» STORED DATA

>> begin

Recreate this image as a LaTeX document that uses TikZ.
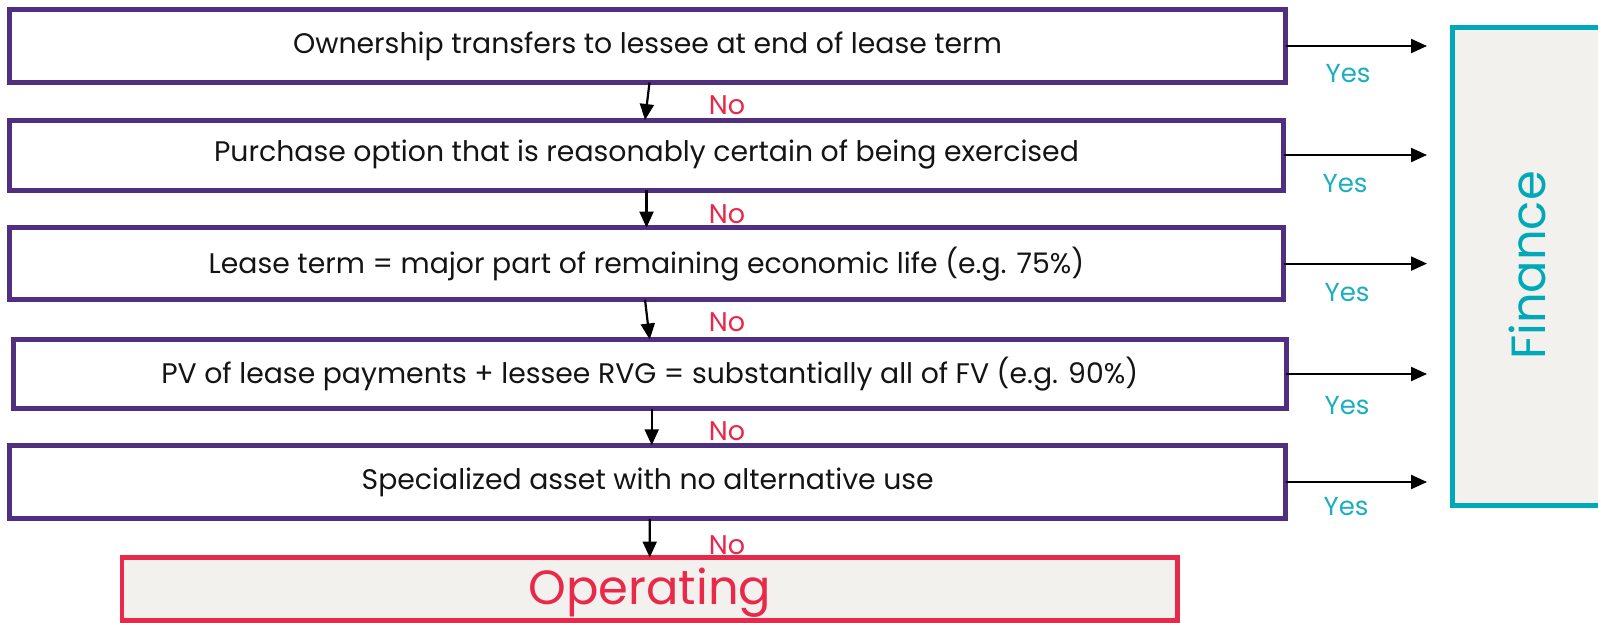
\documentclass[tikz,border=0pt]{standalone}
\usepackage{fontspec}
\setmainfont{Poppins}
\usetikzlibrary{arrows.meta}
\definecolor{purp}{RGB}{80,46,128}
\definecolor{tealc}{RGB}{0,169,183}
\definecolor{tealt}{RGB}{26,175,190}
\definecolor{redc}{RGB}{232,41,74}
\definecolor{fillg}{RGB}{242,241,238}
\definecolor{txt}{RGB}{20,20,20}
\begin{document}
\begin{tikzpicture}[x=1pt,y=-1pt,
  qbox/.style={draw=purp,line width=5pt,rectangle,outer sep=0pt,inner sep=0pt,fill=white,text=txt,font=\fontsize{28.3}{32}\selectfont},
  arr/.style={-{Triangle[length=16pt,width=14pt]},line width=2.2pt,black},
  yeslab/.style={text=tealt,font=\fontsize{26}{29}\selectfont,inner sep=0pt},
  nolab/.style={text=redc,font=\fontsize{27}{30}\selectfont,inner sep=0pt},
  bigtxt/.style={font=\fontsize{48}{52}\selectfont,inner sep=0pt}]
\useasboundingbox (0,0) rectangle (1598,622);
\fill[white] (0,0) rectangle (1598,622);

% question boxes
\node[qbox,minimum width=1276pt,minimum height=73pt] (b1) at (647.5,46) {Ownership transfers to lessee at end of lease term};
\node[qbox,minimum width=1274pt,minimum height=70pt] (b2) at (646.5,155) {Purchase option that is reasonably certain of being exercised};
\node[qbox,minimum width=1274pt,minimum height=72pt] (b3) at (646.5,263.6) {Lease term = major part of remaining economic life (e.g. 75\%)};
\node[qbox,minimum width=1273pt,minimum height=69pt] (b4) at (649.7,374) {PV of lease payments + lessee RVG = substantially all of FV (e.g. 90\%)};
\node[qbox,minimum width=1276.5pt,minimum height=73.5pt] (b5) at (647.7,482) {Specialized asset with no alternative use};

% outcome boxes
\node[draw=redc,fill=fillg,line width=4.5pt,outer sep=0pt,minimum width=1055.5pt,minimum height=63pt] (op) at (649.75,589) {};
\node[bigtxt,text=redc,anchor=base] (opt) at (650,604) {Operating};
\node[draw=tealc,fill=fillg,line width=5pt,outer sep=0pt,minimum width=175pt,minimum height=478pt] (fin) at (1540,266.5) {};
\node[bigtxt,text=tealc,rotate=90] (fint) at (1527.5,265.5) {Finance};

% yes arrows
\foreach \b in {b1,b2,b3,b4,b5}
  \draw[arr,shorten >=25.5pt] (\b.east) -- (\b.east -| fin.west);

\node[yeslab] (y1) at (1348,74) {Yes};
\node[yeslab] (y2) at (1345,184) {Yes};
\node[yeslab] (y3) at (1347,293) {Yes};
\node[yeslab] (y4) at (1347,406) {Yes};
\node[yeslab] (y5) at (1346,507) {Yes};

% no arrows
\draw[arr] ([xshift=2pt]b1.south) -- ([xshift=-1.5pt]b2.north);
\draw[arr] (b2.south) -- (b3.north);
\draw[arr] ([xshift=-1.5pt]b3.south) -- (b4.north);
\draw[arr] ([xshift=2pt]b4.south) -- ([xshift=4pt]b5.north);
\draw[arr] ([xshift=2pt]b5.south) -- ([xshift=0pt]op.north);

\node[nolab] (n1) at (727,105) {No};
\node[nolab] (n2) at (727,214) {No};
\node[nolab] (n3) at (727,322) {No};
\node[nolab] (n4) at (727,431) {No};
\node[nolab] (n5) at (727,545) {No};
\end{tikzpicture}
\end{document}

>> end

» THE REQUEST
Write the material out again exactly as it appears, dropping the pictures.

» WRITTEN SOLUTION
Recreate this image as a LaTeX document that uses TikZ.
\documentclass[tikz,border=0pt]{standalone}
\usepackage{fontspec}
\setmainfont{Poppins}
\usetikzlibrary{arrows.meta}
\definecolor{purp}{RGB}{80,46,128}
\definecolor{tealc}{RGB}{0,169,183}
\definecolor{tealt}{RGB}{26,175,190}
\definecolor{redc}{RGB}{232,41,74}
\definecolor{fillg}{RGB}{242,241,238}
\definecolor{txt}{RGB}{20,20,20}
\begin{document}
\begin{tikzpicture}[x=1pt,y=-1pt,
  qbox/.style={draw=purp,line width=5pt,rectangle,outer sep=0pt,inner sep=0pt,fill=white,text=txt,font=\fontsize{28.3}{32}\selectfont},
  arr/.style={-{Triangle[length=16pt,width=14pt]},line width=2.2pt,black},
  yeslab/.style={text=tealt,font=\fontsize{26}{29}\selectfont,inner sep=0pt},
  nolab/.style={text=redc,font=\fontsize{27}{30}\selectfont,inner sep=0pt},
  bigtxt/.style={font=\fontsize{48}{52}\selectfont,inner sep=0pt}]
\useasboundingbox (0,0) rectangle (1598,622);
\fill[white] (0,0) rectangle (1598,622);

% question boxes
\node[qbox,minimum width=1276pt,minimum height=73pt] (b1) at (647.5,46) {Ownership transfers to lessee at end of lease term};
\node[qbox,minimum width=1274pt,minimum height=70pt] (b2) at (646.5,155) {Purchase option that is reasonably certain of being exercised};
\node[qbox,minimum width=1274pt,minimum height=72pt] (b3) at (646.5,263.6) {Lease term = major part of remaining economic life (e.g. 75\%)};
\node[qbox,minimum width=1273pt,minimum height=69pt] (b4) at (649.7,374) {PV of lease payments + lessee RVG = substantially all of FV (e.g. 90\%)};
\node[qbox,minimum width=1276.5pt,minimum height=73.5pt] (b5) at (647.7,482) {Specialized asset with no alternative use};

% outcome boxes
\node[draw=redc,fill=fillg,line width=4.5pt,outer sep=0pt,minimum width=1055.5pt,minimum height=63pt] (op) at (649.75,589) {};
\node[bigtxt,text=redc,anchor=base] (opt) at (650,604) {Operating};
\node[draw=tealc,fill=fillg,line width=5pt,outer sep=0pt,minimum width=175pt,minimum height=478pt] (fin) at (1540,266.5) {};
\node[bigtxt,text=tealc,rotate=90] (fint) at (1527.5,265.5) {Finance};

% yes arrows
\foreach \b in {b1,b2,b3,b4,b5}
  \draw[arr,shorten >=25.5pt] (\b.east) -- (\b.east -| fin.west);

\node[yeslab] (y1) at (1348,74) {Yes};
\node[yeslab] (y2) at (1345,184) {Yes};
\node[yeslab] (y3) at (1347,293) {Yes};
\node[yeslab] (y4) at (1347,406) {Yes};
\node[yeslab] (y5) at (1346,507) {Yes};

% no arrows
\draw[arr] ([xshift=2pt]b1.south) -- ([xshift=-1.5pt]b2.north);
\draw[arr] (b2.south) -- (b3.north);
\draw[arr] ([xshift=-1.5pt]b3.south) -- (b4.north);
\draw[arr] ([xshift=2pt]b4.south) -- ([xshift=4pt]b5.north);
\draw[arr] ([xshift=2pt]b5.south) -- ([xshift=0pt]op.north);

\node[nolab] (n1) at (727,105) {No};
\node[nolab] (n2) at (727,214) {No};
\node[nolab] (n3) at (727,322) {No};
\node[nolab] (n4) at (727,431) {No};
\node[nolab] (n5) at (727,545) {No};
\end{tikzpicture}
\end{document}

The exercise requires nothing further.